■ **GIVEN RECORDS**

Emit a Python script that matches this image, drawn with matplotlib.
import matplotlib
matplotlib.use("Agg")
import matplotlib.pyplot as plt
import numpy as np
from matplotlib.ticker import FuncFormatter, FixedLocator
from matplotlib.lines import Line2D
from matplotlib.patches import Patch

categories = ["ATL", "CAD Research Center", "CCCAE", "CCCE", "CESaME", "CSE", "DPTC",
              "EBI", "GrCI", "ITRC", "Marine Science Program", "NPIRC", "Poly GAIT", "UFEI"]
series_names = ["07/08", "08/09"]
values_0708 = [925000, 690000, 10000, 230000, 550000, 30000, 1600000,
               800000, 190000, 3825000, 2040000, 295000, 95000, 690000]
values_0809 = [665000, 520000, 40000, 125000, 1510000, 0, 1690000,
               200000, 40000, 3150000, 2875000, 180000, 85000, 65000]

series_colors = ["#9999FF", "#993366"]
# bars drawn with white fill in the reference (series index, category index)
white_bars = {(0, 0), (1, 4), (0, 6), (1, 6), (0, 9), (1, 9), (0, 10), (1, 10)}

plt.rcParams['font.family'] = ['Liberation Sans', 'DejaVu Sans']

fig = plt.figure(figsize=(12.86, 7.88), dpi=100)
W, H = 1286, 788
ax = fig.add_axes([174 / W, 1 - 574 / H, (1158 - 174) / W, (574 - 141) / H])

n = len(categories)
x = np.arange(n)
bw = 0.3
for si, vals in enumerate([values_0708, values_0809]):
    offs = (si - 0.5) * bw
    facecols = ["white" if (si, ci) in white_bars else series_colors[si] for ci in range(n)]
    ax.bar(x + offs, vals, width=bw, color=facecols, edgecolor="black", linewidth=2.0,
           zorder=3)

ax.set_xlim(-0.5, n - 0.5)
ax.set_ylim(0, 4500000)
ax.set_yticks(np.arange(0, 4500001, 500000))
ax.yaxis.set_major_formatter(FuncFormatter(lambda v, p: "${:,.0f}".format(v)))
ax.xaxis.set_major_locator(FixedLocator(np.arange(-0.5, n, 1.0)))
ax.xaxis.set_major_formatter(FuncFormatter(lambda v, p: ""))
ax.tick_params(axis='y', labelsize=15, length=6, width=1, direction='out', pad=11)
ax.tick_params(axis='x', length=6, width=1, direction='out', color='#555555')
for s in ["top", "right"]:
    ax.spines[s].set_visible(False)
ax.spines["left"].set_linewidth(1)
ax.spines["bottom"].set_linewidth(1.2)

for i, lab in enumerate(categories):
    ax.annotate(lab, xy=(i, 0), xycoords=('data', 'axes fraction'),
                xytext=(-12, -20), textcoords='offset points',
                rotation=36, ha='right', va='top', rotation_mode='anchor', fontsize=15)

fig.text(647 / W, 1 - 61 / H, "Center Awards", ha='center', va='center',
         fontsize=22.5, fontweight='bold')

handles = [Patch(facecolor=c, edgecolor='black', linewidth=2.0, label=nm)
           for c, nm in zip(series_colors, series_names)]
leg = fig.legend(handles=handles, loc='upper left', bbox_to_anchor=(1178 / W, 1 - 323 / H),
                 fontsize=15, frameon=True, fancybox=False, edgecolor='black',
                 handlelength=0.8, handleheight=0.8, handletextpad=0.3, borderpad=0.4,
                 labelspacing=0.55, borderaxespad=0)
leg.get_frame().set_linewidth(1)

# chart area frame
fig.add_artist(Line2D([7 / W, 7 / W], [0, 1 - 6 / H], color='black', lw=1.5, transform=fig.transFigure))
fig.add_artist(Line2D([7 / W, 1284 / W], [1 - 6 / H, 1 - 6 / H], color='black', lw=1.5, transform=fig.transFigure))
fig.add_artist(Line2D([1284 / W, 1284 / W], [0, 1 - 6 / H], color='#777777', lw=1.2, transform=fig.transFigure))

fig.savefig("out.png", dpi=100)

==

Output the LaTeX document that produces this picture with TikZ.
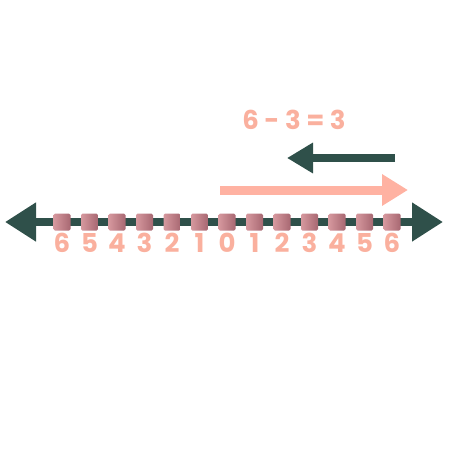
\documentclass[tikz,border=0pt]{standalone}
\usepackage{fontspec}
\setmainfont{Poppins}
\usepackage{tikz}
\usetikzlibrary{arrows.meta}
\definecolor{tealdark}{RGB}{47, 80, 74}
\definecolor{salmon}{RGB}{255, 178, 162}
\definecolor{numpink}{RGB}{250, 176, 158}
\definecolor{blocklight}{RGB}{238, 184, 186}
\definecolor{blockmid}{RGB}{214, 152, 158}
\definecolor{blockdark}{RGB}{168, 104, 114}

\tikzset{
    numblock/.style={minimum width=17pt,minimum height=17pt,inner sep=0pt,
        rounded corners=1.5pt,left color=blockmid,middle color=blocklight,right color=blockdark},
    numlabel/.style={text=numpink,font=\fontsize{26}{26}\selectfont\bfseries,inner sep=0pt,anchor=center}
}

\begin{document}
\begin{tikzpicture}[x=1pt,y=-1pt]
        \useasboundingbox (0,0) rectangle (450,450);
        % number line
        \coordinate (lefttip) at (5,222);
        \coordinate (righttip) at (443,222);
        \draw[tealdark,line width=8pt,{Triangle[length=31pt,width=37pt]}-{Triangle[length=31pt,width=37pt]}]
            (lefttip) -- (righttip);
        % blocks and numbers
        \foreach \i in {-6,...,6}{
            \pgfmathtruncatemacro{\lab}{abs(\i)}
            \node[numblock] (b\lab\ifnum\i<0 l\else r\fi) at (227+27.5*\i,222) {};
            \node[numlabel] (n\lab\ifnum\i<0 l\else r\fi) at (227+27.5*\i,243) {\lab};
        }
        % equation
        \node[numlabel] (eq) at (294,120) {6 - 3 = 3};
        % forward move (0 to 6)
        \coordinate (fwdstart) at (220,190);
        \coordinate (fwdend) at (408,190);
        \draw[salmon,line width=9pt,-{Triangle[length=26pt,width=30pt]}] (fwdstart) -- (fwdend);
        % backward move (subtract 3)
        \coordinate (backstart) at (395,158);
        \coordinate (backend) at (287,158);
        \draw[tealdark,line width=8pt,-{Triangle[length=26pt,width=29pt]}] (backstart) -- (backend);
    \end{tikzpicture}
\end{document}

■ **TO DO**
Quote word for word every line from the one that has "Emit a Python" through the one that has "ax = fig.add_axes([174".

■ **THE SOLUTION**
Emit a Python script that matches this image, drawn with matplotlib.
import matplotlib
matplotlib.use("Agg")
import matplotlib.pyplot as plt
import numpy as np
from matplotlib.ticker import FuncFormatter, FixedLocator
from matplotlib.lines import Line2D
from matplotlib.patches import Patch

categories = ["ATL", "CAD Research Center", "CCCAE", "CCCE", "CESaME", "CSE", "DPTC",
              "EBI", "GrCI", "ITRC", "Marine Science Program", "NPIRC", "Poly GAIT", "UFEI"]
series_names = ["07/08", "08/09"]
values_0708 = [925000, 690000, 10000, 230000, 550000, 30000, 1600000,
               800000, 190000, 3825000, 2040000, 295000, 95000, 690000]
values_0809 = [665000, 520000, 40000, 125000, 1510000, 0, 1690000,
               200000, 40000, 3150000, 2875000, 180000, 85000, 65000]

series_colors = ["#9999FF", "#993366"]
# bars drawn with white fill in the reference (series index, category index)
white_bars = {(0, 0), (1, 4), (0, 6), (1, 6), (0, 9), (1, 9), (0, 10), (1, 10)}

plt.rcParams['font.family'] = ['Liberation Sans', 'DejaVu Sans']

fig = plt.figure(figsize=(12.86, 7.88), dpi=100)
W, H = 1286, 788
ax = fig.add_axes([174 / W, 1 - 574 / H, (1158 - 174) / W, (574 - 141) / H])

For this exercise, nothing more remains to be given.